Judge Margaret R. Mahoney said it was too soon to require Maricopa and other counties to stop contacting voters to verify signatures on mail ballots. She also declined to order the counties to temporarily separate mail ballots that have been verified by that process after Election Day.

County registrars said that would cause chaos and slow the long vote-counting process even more.

Fontes said there are approximately 5,600 ballots in Maricopa County that need signature verification.

Republicans filed the lawsuit on Wednesday as election officials began to slowly tally more than 600,000 outstanding votes in the narrow U.S. Senate race between Republican Martha McSally and Democrat Kyrsten Sinema. They were separated by a small fraction of the 1.7 million tabulated votes.

About 75 percent of Arizona voters cast ballots by mail, but those ballots have to go through the laborious signature confirmation process, and only then can be opened and tabulated. If county recorders have issues verifying signatures they are allowed to ask voters to verify their identity.

The lawsuit alleged that the state’s 15 county recorders don’t follow a uniform standard for allowing voters to adjust problems with their mail-in ballots, and that two counties improperly allow those fixes after Election Day.

Lawyers for Maricopa County told a judge during a Thursday hearing that only a tiny percentage of the nearly 500,000 ballots they have yet to count could be affected by the lawsuit. A full hearing has been set for Friday afternoon.

At Thursday’s hearing, officials from the state’s 15 counties suggested the lawsuit only involves a fraction of votes. Colleen Connor, deputy Maricopa County attorney, said there were only 5,600 votes in Maricopa that would fall under the lawsuit and that the rates elsewhere also appeared low.
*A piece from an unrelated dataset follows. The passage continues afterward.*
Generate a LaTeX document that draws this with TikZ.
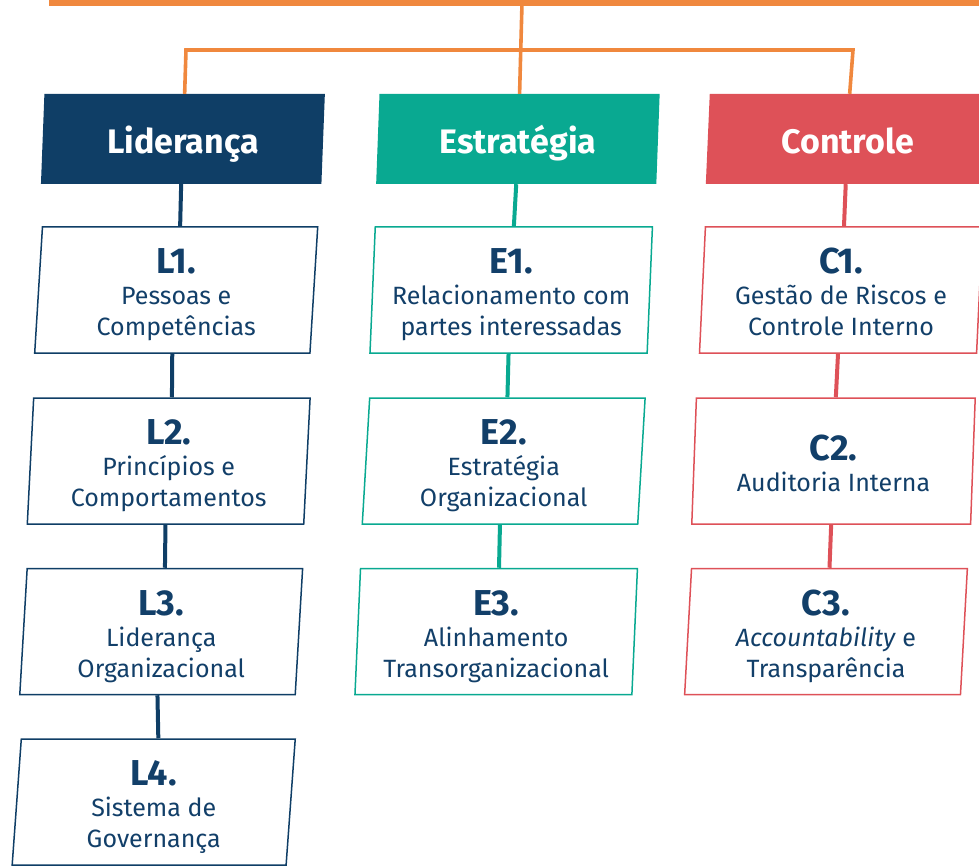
\documentclass[tikz,border=0pt]{standalone}
\usepackage{fontspec}
\setmainfont{Fira Sans}
\usetikzlibrary{shapes.geometric}
\definecolor{cnavy}{HTML}{0F3E66}
\definecolor{cteal}{HTML}{09A991}
\definecolor{cred}{HTML}{DE5158}
\definecolor{corange}{HTML}{F0883E}
\definecolor{ctext}{HTML}{123F69}
\newcommand\lab[1]{\rule{0pt}{36pt}{\fontsize{36}{31}\selectfont\bfseries #1}}
\newcommand\dstr{\rule[-7pt]{0pt}{7pt}}
\begin{document}
\begin{tikzpicture}[x=1pt,y=-1pt,
  pgram/.style={trapezium, trapezium left angle=87.48, trapezium right angle=92.52,
    trapezium stretches=true, inner sep=0pt, align=center},
  headbox/.style={pgram, minimum width=284pt, minimum height=90pt, fill=#1,
    text=white, font=\fontsize{34}{34}\selectfont\bfseries,
    text height=36pt, text depth=7pt},
  itembox/.style={pgram, minimum width=283.5pt, minimum height=126pt, draw=#1,
    line width=1.5pt, fill=white, text=ctext, font=\fontsize{25}{31}\selectfont},
  link/.style={draw=#1, line width=4pt},
  olink/.style={draw=corange, line width=3.6pt},
]
\useasboundingbox (0,0) rectangle (979,866);
\clip (0,0) rectangle (979,866);

% headers
\node[headbox=cnavy] (HL) at (182.9,139) {Liderança};
\node[headbox=cteal] (HE) at (517.9,139) {Estratégia};
\node[headbox=cred]  (HC) at (847.7,139) {Controle};

% Lideranca column
\node[itembox=cnavy] (L1) at (176.2,290)   {\lab{L1.}\\Pessoas e\\Competências\dstr};
\node[itembox=cnavy] (L2) at (168.7,461)   {\lab{L2.}\\Princípios e\\Comportamentos\dstr};
\node[itembox=cnavy] (L3) at (161.2,631.5) {\lab{L3.}\\Liderança\\Organizacional\dstr};
\node[itembox=cnavy] (L4) at (153.7,802)   {\lab{L4.}\\Sistema de\\Governança\dstr};

% Estrategia column
\node[itembox=cteal] (E1) at (511.2,290)   {\lab{E1.}\\Relacionamento com\\partes interessadas\dstr};
\node[itembox=cteal] (E2) at (503.7,461)   {\lab{E2.}\\Estratégia\\Organizacional\dstr};
\node[itembox=cteal] (E3) at (496.2,631.5) {\lab{E3.}\\Alinhamento\\Transorganizacional\dstr};

% Controle column
\node[itembox=cred] (C1) at (841.0,290)   {\lab{C1.}\\Gestão de Riscos e\\Controle Interno\dstr};
\node[itembox=cred] (C2) at (833.5,461)   {\lab{C2.}\\Auditoria Interna\dstr};
\node[itembox=cred] (C3) at (826.0,631.5) {\lab{C3.}\\\textit{Accountability} e\\Transparência\dstr};

% column connectors
\draw[link=cnavy] (HL.bottom side) -- (L1.top side);
\draw[link=cnavy] (L1.bottom side) -- (L2.top side);
\draw[link=cnavy] (L2.bottom side) -- (L3.top side);
\draw[link=cnavy] (L3.bottom side) -- (L4.top side);
\draw[link=cteal] (HE.bottom side) -- (E1.top side);
\draw[link=cteal] (E1.bottom side) -- (E2.top side);
\draw[link=cteal] (E2.bottom side) -- (E3.top side);
\draw[link=cred] (HC.bottom side) -- (C1.top side);
\draw[link=cred] (C1.bottom side) -- (C2.top side);
\draw[link=cred] (C2.bottom side) -- (C3.top side);

% orange tree
\coordinate (barL) at (49,3);
\coordinate (barR) at (990,3);
\coordinate (trunk) at (522,3);
\coordinate (brL) at (186,50);
\coordinate (brR) at (853,50);
\draw[draw=corange, line width=6.5pt] (barL) -- (barR);
\draw[olink] (trunk) -- (HE.top side);
\draw[olink, line join=miter] (HL.top side) -- (brL) -- (brR) -- (HC.top side);
\end{tikzpicture}
\end{document}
Fontes said part of the logjam is due to his office’s computer system dating from the 1980s, when Maricopa was far smaller and only a handful of its residents voted by mail.

He said the system only allows his office to tally about 75,000 votes a day.

Maricopa County Republican Party Chairman Chris Herring told KTAR News 92.3 FM’s Bruce St. James and Pamela Hughes on Thursday that the county is not suing to stop the counting of ballots, but is suing for equal protection for all voters under the 14th Amendment.

“You can’t give one American one set of rules for voting and another person another set of rules in the same jurisdiction,” he said.

“That’s what is happening in Arizona.”

Herring said officials are arguing that one policy needs to be enacted throughout the state.

“If that, according to the lawyers, is equal protection, it would be more fair and more correct than different processes based on different counties,” he said.

Arizona Republican Party Chairman Jonathan Lines said in a tweet that the party wants all of the counties to “adhere to the same standards and timeline in fixing possible signature discrepancies on mail-in ballots.”

Maricopa County Supervisor Steve Gallardo said in a statement that he has “all of the confidence” in the recorder’s office “to count every qualified ballot.”

“As a former assistant elections director and public servant, I’ve spent my entire career working to make sure every vote counts,” he said. “Doing so isn’t always as fast as people would like and sometimes there are legal issues to sort out.”

Fontes was expected to release an update on the elections results at 5 p.m. on Thursday.

The Associated Press contributed to this report.